After he fulfills these obligations, he will be able to participate in practices and in preseason games. After that period, the league will evaluate and then will have to approve the plan that he has put together in order to participate in the regular season.

From there, Bryant will be subject to frequent drug testing, naturally, and at some point during the season, he will be evaluated a final time—likely following the bye week I would assume—in order to receive “full” reinstatement.

Only at that point will he be finally and fully free from this current suspension process, even though he will remain at an elevated stage of the league’s drug program, any lapse of which will result in a harsher punishment that could elevate to a banishment at its peak discipline.

As you can gather, we are quite far along in the process, and there really should not be any clerical hang-ups at this point provided that Bryant has sincerely made the changes that he has indicated. All that he simply must do is comply with his drug tests and carry out his relapse plan.

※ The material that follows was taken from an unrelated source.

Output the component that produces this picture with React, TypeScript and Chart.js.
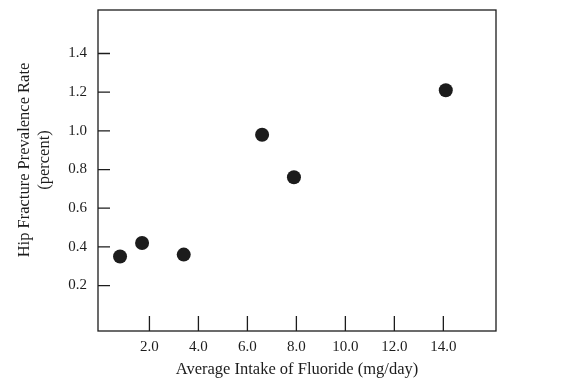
import React, { useEffect, useRef } from "react";
import { Chart, registerables } from "chart.js";

Chart.register(...registerables);

const fluorideIntake = [0.8, 1.7, 3.4, 6.6, 7.9, 14.1];
const fractureRate = [0.35, 0.42, 0.36, 0.98, 0.76, 1.21];
const xTickValues = [2, 4, 6, 8, 10, 12, 14];
const yTickValues = [0.2, 0.4, 0.6, 0.8, 1.0, 1.2, 1.4];
const xTitle = "Average Intake of Fluoride (mg/day)";
const yTitle = ["Hip Fracture Prevalence Rate", "(percent)"];

const FONT = "'Liberation Serif', 'DejaVu Serif', serif";
const INK = "#1c1c1c";

const framePlugin = {
  id: "frame",
  afterDraw(chart: any) {
    const { ctx, chartArea, scales } = chart;
    const { left, right, top, bottom } = chartArea;
    ctx.save();
    ctx.strokeStyle = INK;
    ctx.lineWidth = 1.3;
    ctx.strokeRect(left, top, right - left, bottom - top);
    ctx.beginPath();
    for (const v of yTickValues) {
      const py = scales.y.getPixelForValue(v);
      ctx.moveTo(left, py);
      ctx.lineTo(left + 12, py);
    }
    for (const v of xTickValues) {
      const px = scales.x.getPixelForValue(v);
      ctx.moveTo(px, bottom);
      ctx.lineTo(px, bottom - 15);
    }
    ctx.stroke();

    // y-axis title (two lines, rotated)
    ctx.fillStyle = INK;
    ctx.font = `16.5px ${FONT}`;
    ctx.textAlign = "center";
    ctx.textBaseline = "middle";
    ctx.translate(0, 160);
    ctx.rotate(-Math.PI / 2);
    ctx.fillText(yTitle[0], 0, 25);
    ctx.fillText(yTitle[1], 0, 45);
    ctx.restore();
  },
};

export default function App() {
  const canvasRef = useRef<HTMLCanvasElement | null>(null);

  useEffect(() => {
    const canvas = canvasRef.current;
    if (!canvas) return;
    const chart = new Chart(canvas, {
      type: "scatter",
      data: {
        datasets: [
          {
            label: "Hip fracture rate",
            data: fluorideIntake.map((x, i) => ({ x, y: fractureRate[i] })),
            backgroundColor: INK,
            borderWidth: 0,
            pointRadius: 7,
            pointHoverRadius: 7,
          },
        ],
      },
      options: {
        responsive: false,
        animation: false,
        events: [],
        layout: { padding: { top: 10, right: 70, left: 0, bottom: 0 } },
        plugins: {
          legend: { display: false },
          tooltip: { enabled: false },
        },
        scales: {
          x: {
            type: "linear",
            min: -0.1,
            max: 16.15,
            grid: { display: false, drawTicks: false },
            border: { display: false },
            afterFit: (s: any) => {
              s.height = 58;
              s.paddingLeft = 0;
              s.paddingRight = 0;
            },
            afterBuildTicks: (s: any) => {
              s.ticks = xTickValues.map((v) => ({ value: v }));
            },
            ticks: {
              padding: 7,
              color: INK,
              font: { family: FONT, size: 15 },
              callback: (v: any) => Number(v).toFixed(1),
            },
            title: {
              display: true,
              text: xTitle,
              color: INK,
              font: { family: FONT, size: 16.5, lineHeight: 1.2 },
              padding: { top: 0, bottom: 9 },
            },
          },
          y: {
            type: "linear",
            min: -0.035,
            max: 1.625,
            grid: { display: false, drawTicks: false },
            border: { display: false },
            afterFit: (s: any) => {
              s.width = 98;
              s.paddingTop = 0;
              s.paddingBottom = 0;
            },
            afterBuildTicks: (s: any) => {
              s.ticks = yTickValues.map((v) => ({ value: v }));
            },
            ticks: {
              padding: 11,
              color: INK,
              font: { family: FONT, size: 15 },
              callback: (v: any) => Number(v).toFixed(1),
            },
            title: { display: false },
          },
        },
      },
      plugins: [framePlugin],
    });
    return () => chart.destroy();
  }, []);

  return (
    <div style={{ position: "absolute", left: 0, top: 0, width: 566, height: 389, background: "#fff" }}>
      <canvas ref={canvasRef} width={566} height={389} style={{ display: "block" }} />
    </div>
  );
}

The difference at this point between his current reinstatement and his eventual full reinstatement is for all practical purposes largely semantic. He is no longer limited in any way beyond being required to comply with the drug tests and things of that nature.

He is not limited on the practice field or in games. Nothing is hindering him. It’s simply a matter of time. And if he is actually the person he says he is now, then it really doesn’t make a difference. If he is, there will be no issue. If he is not, and he relapses, then he would be in the same trouble anyway.